Exercise aim:
Go through the entries and transcribe each one exactly, dropping the pictures.

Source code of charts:
--- --- ---
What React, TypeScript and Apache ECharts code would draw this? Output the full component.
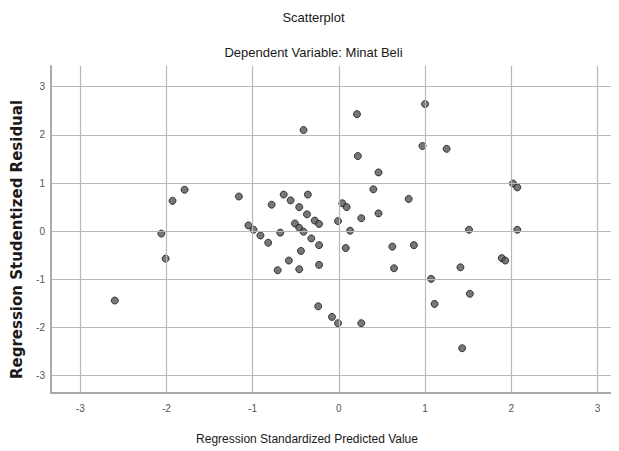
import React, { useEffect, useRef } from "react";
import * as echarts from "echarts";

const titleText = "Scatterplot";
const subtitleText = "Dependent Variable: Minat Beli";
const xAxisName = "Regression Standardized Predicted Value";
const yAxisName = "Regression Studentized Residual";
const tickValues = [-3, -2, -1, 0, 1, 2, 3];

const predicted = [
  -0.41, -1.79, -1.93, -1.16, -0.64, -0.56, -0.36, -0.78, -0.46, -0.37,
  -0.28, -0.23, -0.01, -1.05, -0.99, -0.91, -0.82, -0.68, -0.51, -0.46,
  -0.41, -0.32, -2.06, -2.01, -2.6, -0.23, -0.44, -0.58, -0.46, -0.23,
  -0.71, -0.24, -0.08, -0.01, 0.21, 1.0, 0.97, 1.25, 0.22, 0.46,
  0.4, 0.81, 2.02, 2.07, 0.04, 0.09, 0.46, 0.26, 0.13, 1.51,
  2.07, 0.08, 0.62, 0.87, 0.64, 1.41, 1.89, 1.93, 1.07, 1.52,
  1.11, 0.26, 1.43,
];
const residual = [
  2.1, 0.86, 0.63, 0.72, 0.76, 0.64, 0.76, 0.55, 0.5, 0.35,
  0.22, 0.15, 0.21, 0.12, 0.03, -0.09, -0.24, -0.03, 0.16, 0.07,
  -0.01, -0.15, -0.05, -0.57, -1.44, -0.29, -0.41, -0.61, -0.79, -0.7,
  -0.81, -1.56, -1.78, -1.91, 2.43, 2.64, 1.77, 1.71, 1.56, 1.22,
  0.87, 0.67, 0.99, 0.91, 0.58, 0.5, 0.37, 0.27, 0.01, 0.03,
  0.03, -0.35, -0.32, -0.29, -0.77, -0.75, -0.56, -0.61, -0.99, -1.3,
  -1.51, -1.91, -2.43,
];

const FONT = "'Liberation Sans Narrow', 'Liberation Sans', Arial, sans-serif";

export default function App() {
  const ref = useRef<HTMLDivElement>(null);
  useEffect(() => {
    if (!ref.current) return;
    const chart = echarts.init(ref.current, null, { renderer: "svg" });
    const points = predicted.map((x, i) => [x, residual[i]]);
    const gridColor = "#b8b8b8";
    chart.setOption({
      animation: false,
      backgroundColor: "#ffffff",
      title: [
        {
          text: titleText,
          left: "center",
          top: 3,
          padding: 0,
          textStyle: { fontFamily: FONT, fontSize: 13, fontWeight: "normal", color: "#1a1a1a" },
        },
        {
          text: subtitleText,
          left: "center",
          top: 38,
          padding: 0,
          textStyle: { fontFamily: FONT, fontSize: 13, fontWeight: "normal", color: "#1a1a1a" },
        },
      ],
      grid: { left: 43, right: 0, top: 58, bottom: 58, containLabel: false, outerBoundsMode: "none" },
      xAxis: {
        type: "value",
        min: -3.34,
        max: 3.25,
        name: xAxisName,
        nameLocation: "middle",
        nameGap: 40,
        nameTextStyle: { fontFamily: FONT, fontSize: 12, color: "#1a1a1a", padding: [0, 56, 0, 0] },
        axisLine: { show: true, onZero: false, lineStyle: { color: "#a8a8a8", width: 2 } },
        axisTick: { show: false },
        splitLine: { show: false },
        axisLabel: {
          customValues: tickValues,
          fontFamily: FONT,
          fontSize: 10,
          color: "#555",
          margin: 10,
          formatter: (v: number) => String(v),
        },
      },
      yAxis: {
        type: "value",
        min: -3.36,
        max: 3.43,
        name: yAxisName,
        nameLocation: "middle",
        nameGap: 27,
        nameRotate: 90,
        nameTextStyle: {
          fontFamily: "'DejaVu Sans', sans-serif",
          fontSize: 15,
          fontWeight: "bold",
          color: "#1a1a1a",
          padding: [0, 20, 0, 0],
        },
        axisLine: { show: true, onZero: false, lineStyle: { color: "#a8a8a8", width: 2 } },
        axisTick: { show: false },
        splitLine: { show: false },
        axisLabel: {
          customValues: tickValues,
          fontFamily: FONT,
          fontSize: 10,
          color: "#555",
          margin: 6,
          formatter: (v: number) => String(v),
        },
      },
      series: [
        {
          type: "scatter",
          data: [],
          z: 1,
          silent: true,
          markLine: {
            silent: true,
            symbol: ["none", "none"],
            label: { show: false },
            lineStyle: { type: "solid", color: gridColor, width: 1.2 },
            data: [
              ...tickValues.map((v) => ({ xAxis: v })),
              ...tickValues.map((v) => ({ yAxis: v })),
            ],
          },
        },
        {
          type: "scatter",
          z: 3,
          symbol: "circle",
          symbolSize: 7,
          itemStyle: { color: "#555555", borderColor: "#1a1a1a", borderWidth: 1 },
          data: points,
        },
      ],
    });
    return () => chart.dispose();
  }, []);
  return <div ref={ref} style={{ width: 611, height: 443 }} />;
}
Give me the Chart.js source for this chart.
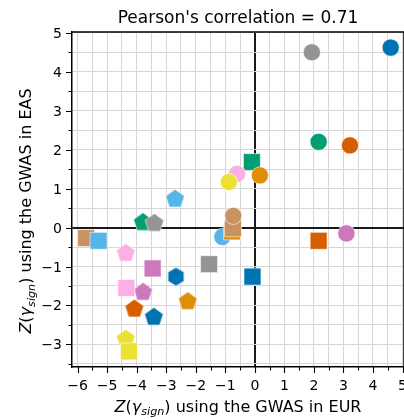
--- --- ---
Solution to this task:
What React, TypeScript and Apache ECharts code would draw this? Output the full component.
import React, { useEffect, useRef } from "react";
import * as echarts from "echarts";

const titleText = "Scatterplot";
const subtitleText = "Dependent Variable: Minat Beli";
const xAxisName = "Regression Standardized Predicted Value";
const yAxisName = "Regression Studentized Residual";
const tickValues = [-3, -2, -1, 0, 1, 2, 3];

const predicted = [
  -0.41, -1.79, -1.93, -1.16, -0.64, -0.56, -0.36, -0.78, -0.46, -0.37,
  -0.28, -0.23, -0.01, -1.05, -0.99, -0.91, -0.82, -0.68, -0.51, -0.46,
  -0.41, -0.32, -2.06, -2.01, -2.6, -0.23, -0.44, -0.58, -0.46, -0.23,
  -0.71, -0.24, -0.08, -0.01, 0.21, 1.0, 0.97, 1.25, 0.22, 0.46,
  0.4, 0.81, 2.02, 2.07, 0.04, 0.09, 0.46, 0.26, 0.13, 1.51,
  2.07, 0.08, 0.62, 0.87, 0.64, 1.41, 1.89, 1.93, 1.07, 1.52,
  1.11, 0.26, 1.43,
];
const residual = [
  2.1, 0.86, 0.63, 0.72, 0.76, 0.64, 0.76, 0.55, 0.5, 0.35,
  0.22, 0.15, 0.21, 0.12, 0.03, -0.09, -0.24, -0.03, 0.16, 0.07,
  -0.01, -0.15, -0.05, -0.57, -1.44, -0.29, -0.41, -0.61, -0.79, -0.7,
  -0.81, -1.56, -1.78, -1.91, 2.43, 2.64, 1.77, 1.71, 1.56, 1.22,
  0.87, 0.67, 0.99, 0.91, 0.58, 0.5, 0.37, 0.27, 0.01, 0.03,
  0.03, -0.35, -0.32, -0.29, -0.77, -0.75, -0.56, -0.61, -0.99, -1.3,
  -1.51, -1.91, -2.43,
];

const FONT = "'Liberation Sans Narrow', 'Liberation Sans', Arial, sans-serif";

export default function App() {
  const ref = useRef<HTMLDivElement>(null);
  useEffect(() => {
    if (!ref.current) return;
    const chart = echarts.init(ref.current, null, { renderer: "svg" });
    const points = predicted.map((x, i) => [x, residual[i]]);
    const gridColor = "#b8b8b8";
    chart.setOption({
      animation: false,
      backgroundColor: "#ffffff",
      title: [
        {
          text: titleText,
          left: "center",
          top: 3,
          padding: 0,
          textStyle: { fontFamily: FONT, fontSize: 13, fontWeight: "normal", color: "#1a1a1a" },
        },
        {
          text: subtitleText,
          left: "center",
          top: 38,
          padding: 0,
          textStyle: { fontFamily: FONT, fontSize: 13, fontWeight: "normal", color: "#1a1a1a" },
        },
      ],
      grid: { left: 43, right: 0, top: 58, bottom: 58, containLabel: false, outerBoundsMode: "none" },
      xAxis: {
        type: "value",
        min: -3.34,
        max: 3.25,
        name: xAxisName,
        nameLocation: "middle",
        nameGap: 40,
        nameTextStyle: { fontFamily: FONT, fontSize: 12, color: "#1a1a1a", padding: [0, 56, 0, 0] },
        axisLine: { show: true, onZero: false, lineStyle: { color: "#a8a8a8", width: 2 } },
        axisTick: { show: false },
        splitLine: { show: false },
        axisLabel: {
          customValues: tickValues,
          fontFamily: FONT,
          fontSize: 10,
          color: "#555",
          margin: 10,
          formatter: (v: number) => String(v),
        },
      },
      yAxis: {
        type: "value",
        min: -3.36,
        max: 3.43,
        name: yAxisName,
        nameLocation: "middle",
        nameGap: 27,
        nameRotate: 90,
        nameTextStyle: {
          fontFamily: "'DejaVu Sans', sans-serif",
          fontSize: 15,
          fontWeight: "bold",
          color: "#1a1a1a",
          padding: [0, 20, 0, 0],
        },
        axisLine: { show: true, onZero: false, lineStyle: { color: "#a8a8a8", width: 2 } },
        axisTick: { show: false },
        splitLine: { show: false },
        axisLabel: {
          customValues: tickValues,
          fontFamily: FONT,
          fontSize: 10,
          color: "#555",
          margin: 6,
          formatter: (v: number) => String(v),
        },
      },
      series: [
        {
          type: "scatter",
          data: [],
          z: 1,
          silent: true,
          markLine: {
            silent: true,
            symbol: ["none", "none"],
            label: { show: false },
            lineStyle: { type: "solid", color: gridColor, width: 1.2 },
            data: [
              ...tickValues.map((v) => ({ xAxis: v })),
              ...tickValues.map((v) => ({ yAxis: v })),
            ],
          },
        },
        {
          type: "scatter",
          z: 3,
          symbol: "circle",
          symbolSize: 7,
          itemStyle: { color: "#555555", borderColor: "#1a1a1a", borderWidth: 1 },
          data: points,
        },
      ],
    });
    return () => chart.dispose();
  }, []);
  return <div ref={ref} style={{ width: 611, height: 443 }} />;
}
Give me the Chart.js source for this chart.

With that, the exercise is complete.